Even his appeals to China to investigate the Bidens –rebuffed by Beijing– undermine the policy he is trying to pursue against the Asian colossus. Expressing his indifference to Russian interference in US elections does not help either.
One question is: which foreign policy is Trump going to pursue under this pressure? For now, in what has been a chaotic policy, he has no major successes to claim. The rapprochement with North Korea has not yet delivered, and seems unlikely to in the near future. He is reviewing his trade policy with China (unlike the technology policy), because it is a war in which all lose out and the travails of the global and US economy seem to demand it. The truce that has been reached seems to suggest so. The tariffs imposed on Europe add to the rift. And his Middle East policy is floundering, like his mismanagement of the Kurdish question, which is contradictory and largely inherited from the Obama Administration. Announcing that it is ‘time for us to get out’ and that it is for others ‘to figure the situation out’, he has unleashed Turkey against those who had been the greatest allies of the US in the fight against Daesh. Venezuela is another case in point.

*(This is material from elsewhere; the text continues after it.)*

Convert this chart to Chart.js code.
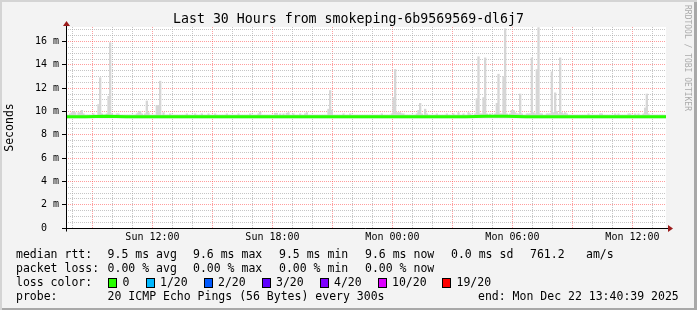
<!DOCTYPE html>
<html>
<head>
<meta charset="utf-8">
<title>smokeping-6b9569569-dl6j7</title>
<script src="https://cdn.jsdelivr.net/npm/chart.js@4.4.1/dist/chart.umd.min.js"></script>
<style>
    html, body { margin: 0; padding: 0; background: #f3f3f3; }
    #frame { position: relative; width: 697px; height: 310px; overflow: hidden; background: #f3f3f3; }
    #chart { position: absolute; left: 0; top: 0; }
    #edge { position: absolute; left: 0; top: 0; width: 697px; height: 310px; pointer-events: none;
            box-shadow: inset 2px 2px 0 #d4d4d4, inset -3px -2px 0 #a8a8a8; }
    .t { position: absolute; font-family: "DejaVu Sans Mono", monospace; font-size: 11.5px;
         line-height: 14px; white-space: pre; color: #000; }
    #title { left: 0; width: 697px; top: 11px; text-align: center; font-size: 13.25px; line-height: 16px; }
    #mark { left: 683px; top: 5px; font-size: 8px; line-height: 9px; color: #ababab; writing-mode: vertical-rl; }
    .box { position: absolute; width: 7px; height: 8px; border: 1px solid #000; box-sizing: content-box; }
</style>
</head>
<body>
<div id="frame">
    <canvas id="chart" width="697" height="310"></canvas>
    <div class="t" id="title">Last 30 Hours from smokeping-6b9569569-dl6j7</div>
    <div class="t" id="mark">RRDTOOL / TOBI OETIKER</div>
    <div id="legend"></div>
    <div id="edge"></div>
</div>
<script>
// time axis: 30 hours ending Mon Dec 22 13:40:39, hours counted from Sun 00:00
const START_H = 7 + 40 / 60 + 39 / 3600;
const SPAN_H = 30;
const STEP_H = 5 / 60; // one sample every 300 s

const xLabelHours = [12, 18, 24, 30, 36];
const xLabels = ["Sun 12:00", "Sun 18:00", "Mon 00:00", "Mon 06:00", "Mon 12:00"];
const yLabelValues = [0, 2, 4, 6, 8, 10, 12, 14, 16];
const yLabels = ["0  ", "2 m", "4 m", "6 m", "8 m", "10 m", "12 m", "14 m", "16 m"];

// smoke: lowest and highest ping of each 5 minute sample (ms)
const smokeLow = 9.45;
const smokeHigh = [
    9.7, 9.7, 9.8, 9.9, 10.0, 9.9, 9.7, 9.9, 9.9, 10.1, 9.8, 9.7, 9.7, 9.7, 9.7, 9.7, 9.8, 9.7, 9.7, 10.6,
    12.9, 9.8, 9.7, 9.7, 9.8, 11.3, 15.9, 9.8, 9.7, 9.7, 9.8, 9.8, 9.7, 9.7, 9.7, 9.7, 9.7, 9.7, 9.7, 9.7,
    9.7, 9.7, 9.8, 9.9, 10.0, 9.8, 9.7, 9.8, 10.9, 9.9, 9.7, 9.7, 9.7, 9.7, 10.5, 10.5, 12.6, 9.7, 9.9, 9.7,
    9.7, 9.7, 9.8, 9.7, 9.7, 9.7, 9.7, 9.7, 9.7, 9.7, 9.7, 9.7, 9.8, 9.7, 9.7, 9.7, 9.7, 9.8, 9.7, 9.7,
    9.7, 9.8, 9.7, 9.7, 9.7, 9.8, 9.7, 9.7, 9.7, 9.8, 9.7, 9.7, 9.7, 9.7, 9.7, 9.7, 9.8, 9.7, 9.7, 9.7,
    9.7, 9.7, 9.7, 9.8, 9.7, 9.7, 9.7, 9.7, 9.7, 9.7, 9.8, 9.7, 9.7, 9.7, 9.7, 9.8, 9.95, 9.7, 9.7, 9.7,
    9.7, 9.7, 9.7, 9.7, 9.7, 9.85, 9.85, 9.7, 9.8, 9.7, 9.8, 9.7, 9.85, 9.9, 9.7, 9.7, 9.8, 9.7, 9.7, 9.7,
    9.8, 9.7, 9.7, 9.8, 9.9, 9.7, 9.7, 9.7, 9.7, 9.7, 9.7, 9.7, 9.7, 9.7, 9.7, 9.7, 9.7, 10.2, 11.8, 10.1,
    9.7, 9.7, 9.7, 9.7, 9.7, 9.7, 9.8, 9.7, 9.7, 9.7, 9.8, 9.7, 9.7, 9.7, 9.7, 9.7, 9.7, 9.7, 9.7, 9.7,
    9.7, 9.7, 9.7, 9.7, 9.7, 9.7, 9.7, 9.7, 9.7, 9.8, 9.7, 9.7, 9.7, 9.7, 9.7, 9.8, 11.2, 13.6, 9.9, 9.9,
    9.9, 9.8, 9.8, 9.7, 9.7, 9.7, 9.7, 9.7, 9.7, 9.7, 9.8, 10.1, 10.7, 9.8, 9.7, 10.2, 9.8, 9.7, 9.7, 9.7,
    9.7, 9.7, 9.8, 9.7, 9.7, 9.7, 9.7, 9.7, 9.8, 9.7, 9.7, 9.7, 9.8, 9.7, 9.7, 9.9, 9.7, 9.7, 9.8, 9.7,
    9.7, 9.9, 9.8, 9.7, 9.7, 9.8, 11.1, 14.7, 9.8, 9.8, 11.2, 14.6, 9.8, 9.7, 9.8, 9.7, 9.7, 9.8, 10.7, 13.2,
    9.8, 9.8, 13.0, 17.1, 9.8, 9.7, 9.8, 10.1, 10.1, 9.9, 9.8, 9.8, 11.5, 9.8, 9.7, 9.7, 9.8, 9.8, 9.8, 14.6,
    9.9, 9.8, 13.6, 17.2, 9.8, 9.8, 9.7, 9.7, 9.8, 9.8, 9.8, 13.4, 9.9, 11.6, 10.0, 9.8, 14.6, 9.9, 9.8, 9.9,
    9.8, 9.7, 9.7, 9.7, 9.7, 9.7, 9.7, 9.7, 9.7, 9.7, 9.7, 9.7, 9.7, 9.8, 9.7, 9.7, 9.7, 9.7, 9.7, 9.7,
    9.8, 9.8, 9.7, 9.7, 9.7, 9.7, 9.7, 9.7, 9.7, 9.8, 9.7, 9.8, 9.7, 9.7, 9.7, 9.7, 9.7, 9.8, 9.8, 9.7,
    9.7, 9.8, 9.7, 9.8, 9.7, 9.7, 9.8, 10.3, 11.5, 9.8, 9.7, 9.7, 9.7, 9.7, 9.7, 9.7, 9.7, 9.7, 9.7, 9.7
];

// median rtt, one reading per hour from the start (ms)
const medianRtt = [
    9.55, 9.55, 9.6, 9.55, 9.55, 9.55, 9.55, 9.55, 9.55, 9.55, 9.55,
    9.55, 9.55, 9.55, 9.55, 9.55, 9.55, 9.55, 9.55, 9.55, 9.55,
    9.6, 9.6, 9.55, 9.55, 9.55, 9.55, 9.55, 9.55, 9.55, 9.55
];

const medianStats = ["9.5 ms avg", "9.6 ms max", "9.5 ms min", "9.6 ms now", "0.0 ms sd", "761.2", "am/s"];
const lossStats = ["0.00 % avg", "0.00 % max", "0.00 % min", "0.00 % now"];
const lossLabels = ["0", "1/20", "2/20", "3/20", "4/20", "10/20", "19/20"];
const lossColors = ["#26ff00", "#00b8ff", "#0059ff", "#5e00ff", "#7e00ff", "#dd00ff", "#ff0000"];
const probeText = "20 ICMP Echo Pings (56 Bytes) every 300s";
const endText = "end: Mon Dec 22 13:40:39 2025";

const MAJOR = "rgba(255, 60, 60, 0.5)";
const MINOR = "rgba(160, 160, 160, 0.6)";
const FONT = "DejaVu Sans Mono";

// legend block under the graph
function addText( text, x, y ) {
    const el = document.createElement( "div" );
    el.className = "t";
    el.style.left = x + "px";
    el.style.top = y + "px";
    el.textContent = text;
    document.getElementById( "legend" ).appendChild( el );
}

const rowTop = [247, 261, 275, 289];
const statX = [107.6, 193, 279, 365, 451, 530, 586];
addText( "median rtt:", 16, rowTop[0] );
medianStats.forEach( ( s, i ) => addText( s, statX[i], rowTop[0] ) );
addText( "packet loss:", 16, rowTop[1] );
lossStats.forEach( ( s, i ) => addText( s, statX[i], rowTop[1] ) );
addText( "loss color:", 16, rowTop[2] );
const boxX = [108, 145.5, 203.5, 261.5, 319.5, 377.5, 442];
lossLabels.forEach( ( label, i ) => {
    const box = document.createElement( "div" );
    box.className = "box";
    box.style.left = boxX[i] + "px";
    box.style.top = "278px";
    box.style.background = lossColors[i];
    document.getElementById( "legend" ).appendChild( box );
    addText( label, boxX[i] + 14.5, rowTop[2] );
} );
addText( "probe:", 16, rowTop[3] );
addText( probeText, 107.6, rowTop[3] );
addText( endText, 478, rowTop[3] );

// white plot area
const plotBackground = {
    id: "plotBackground",
    beforeDraw( chart ) {
        const { ctx, chartArea: a } = chart;
        ctx.save();
        ctx.fillStyle = "#ffffff";
        ctx.fillRect( a.left, a.top, a.right - a.left, a.bottom - a.top );
        ctx.restore();
    }
};

// solid axes with the little red arrows
const axisArrows = {
    id: "axisArrows",
    afterDatasetsDraw( chart ) {
        const { ctx, chartArea: a } = chart;
        const y0 = Math.round( chart.scales.y.getPixelForValue( 0 ) ) + 0.5;
        const x0 = Math.round( chart.scales.x.getPixelForValue( START_H ) ) + 0.5;
        ctx.save();
        ctx.strokeStyle = "#000";
        ctx.lineWidth = 1;
        ctx.beginPath();
        ctx.moveTo( x0 - 4, y0 );
        ctx.lineTo( a.right + 3, y0 );
        ctx.moveTo( x0, y0 + 3 );
        ctx.lineTo( x0, a.top - 3 );
        ctx.stroke();
        ctx.fillStyle = "#9b1c1c";
        ctx.beginPath();
        ctx.moveTo( a.right + 2, y0 - 3.5 );
        ctx.lineTo( a.right + 7, y0 );
        ctx.lineTo( a.right + 2, y0 + 3.5 );
        ctx.closePath();
        ctx.fill();
        ctx.beginPath();
        ctx.moveTo( x0 - 3.5, a.top - 1 );
        ctx.lineTo( x0, a.top - 6 );
        ctx.lineTo( x0 + 3.5, a.top - 1 );
        ctx.closePath();
        ctx.fill();
        ctx.restore();
    }
};

const smokePoints = smokeHigh.map( ( hi, i ) => ( { x: START_H + ( i + 0.5 ) * STEP_H, y: [smokeLow, hi] } ) );
const medianPoints = medianRtt.map( ( v, i ) => ( { x: START_H + i, y: v } ) );

const ctx = document.getElementById( "chart" ).getContext( "2d" );
new Chart( ctx, {
    type: "bar",
    data: {
        datasets: [{
            type: "line",
            label: "median rtt",
            data: medianPoints,
            borderColor: "#26ff00",
            borderWidth: 3,
            pointRadius: 0,
            tension: 0,
            order: 0
        }, {
            type: "bar",
            label: "smoke",
            data: smokePoints,
            backgroundColor: "#d6d6d6",
            borderWidth: 0,
            barPercentage: 1,
            categoryPercentage: 1,
            grouped: false,
            order: 1
        }]
    },
    options: {
        responsive: false,
        animation: false,
        devicePixelRatio: 1,
        layout: { padding: { left: 0, top: 27, right: 31, bottom: 60 } },
        plugins: {
            legend: { display: false },
            tooltip: { enabled: false },
            title: { display: false }
        },
        scales: {
            x: {
                type: "linear",
                min: START_H,
                max: START_H + SPAN_H,
                offset: false,
                afterFit: s => { s.height = 22; },
                afterBuildTicks: s => {
                    const ticks = [];
                    for ( let h = Math.ceil( START_H ); h <= START_H + SPAN_H; h++ ) ticks.push( { value: h } );
                    s.ticks = ticks;
                },
                grid: {
                    offset: false,
                    drawTicks: false,
                    color: c => ( c.tick && c.tick.value % 3 === 0 ? MAJOR : MINOR )
                },
                border: { display: false, dash: [1, 1] },
                ticks: {
                    autoSkip: false,
                    maxRotation: 0,
                    padding: 3,
                    color: "#000",
                    font: { family: FONT, size: 10 },
                    callback: v => {
                        const k = xLabelHours.indexOf( v );
                        return k >= 0 ? xLabels[k] : "";
                    }
                }
            },
            y: {
                min: 0,
                max: 17.25,
                afterFit: s => { s.width = 66; },
                afterBuildTicks: s => {
                    const ticks = [];
                    for ( let v = 0; v <= 17; v += 0.5 ) ticks.push( { value: v } );
                    s.ticks = ticks;
                },
                grid: {
                    tickLength: 4,
                    color: c => ( c.tick && c.tick.value % 2 === 0 ? MAJOR : MINOR ),
                    tickColor: c => ( c.tick && c.tick.value % 2 === 0 ? "#000" : "rgba(0,0,0,0)" )
                },
                border: { display: false, dash: [1, 1] },
                title: {
                    display: true,
                    text: "Seconds",
                    color: "#000",
                    padding: { top: 3, bottom: 0 },
                    font: { family: FONT, size: 11.5 }
                },
                ticks: {
                    autoSkip: false,
                    padding: 3,
                    color: "#000",
                    font: { family: FONT, size: 10 },
                    callback: v => {
                        const k = yLabelValues.indexOf( v );
                        return k >= 0 ? yLabels[k] : "";
                    }
                }
            }
        }
    },
    plugins: [plotBackground, axisArrows]
} );
</script>
</body>
</html>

On Iran, after withdrawing from the agreement that was preventing the country from equipping itself with nuclear weapons, Trump has been cautious in terms of using US military force (although he has resorted to it at times). He seems to have convinced the Europeans to support him in the search for a new deal that in addition to the nuclear issue would include regional stability and non-support for terrorism. In the wake of the attacks –of disputed origin– on two oil tankers in the Gulf, and the destruction of strategic Saudi plants with drones and missiles, Trump has so far avoided responding militarily.
Of course, in order to understand his foreign policy, it needs to be grasped that the overriding interest guiding this President is his own interest, in other words everything that helps him get re-elected. Dana Milbank argues that it was never a case of ‘America first’, but rather ‘Trump first’. This means it is unlikely, in a country that does not seek new military commitments, that he would get involved in risky engagements. It may be, as Robert E. Kelly of the Lowy Institute argues, that the impeachment efforts prompt even more unexpected twists, but if proceedings go ahead, with the President obsessed by them, his foreign policy may stabilise.
Trump is not a Neocon, those who wanted to use force to change the world and export democracy (although they failed in Iraq). He sacked John Bolton as National Security Advisor, who was one of them. Nor is he a conservative, or an isolationist. But he has cut the State Department in terms of personnel, budget and political influence, and has criticised the intelligence services. Rather he is an unadorned nationalist, as he bluntly stated in his speech to the UN General Assembly (‘the future belongs to patriots’), or a transactional opportunist who approaches foreign policy as though he were a tradesman rather than a negotiator. And he has partners and allies in the world –governments and electorates– that distrust him more and more (not that they have been up to the task in Syria either). It is also a foreign, and domestic, policy that can be increasingly manipulated from abroad, as Walter Russell Mead points out.
In other words, it may be that Trump’s policies, both open and covert, lead to ‘America less’, with a less influential US that is less capable of maintaining a degree of regional and global stability. Is a rebound or ricochet effect already being felt, involving ‘Europe more’? Perhaps Trump is awakening a Europe that, as Josep Borrell says, ‘has to learn to use the language of power’. But language, in the absence of capabilities and unity, is not enough. Nor can Europe go it alone.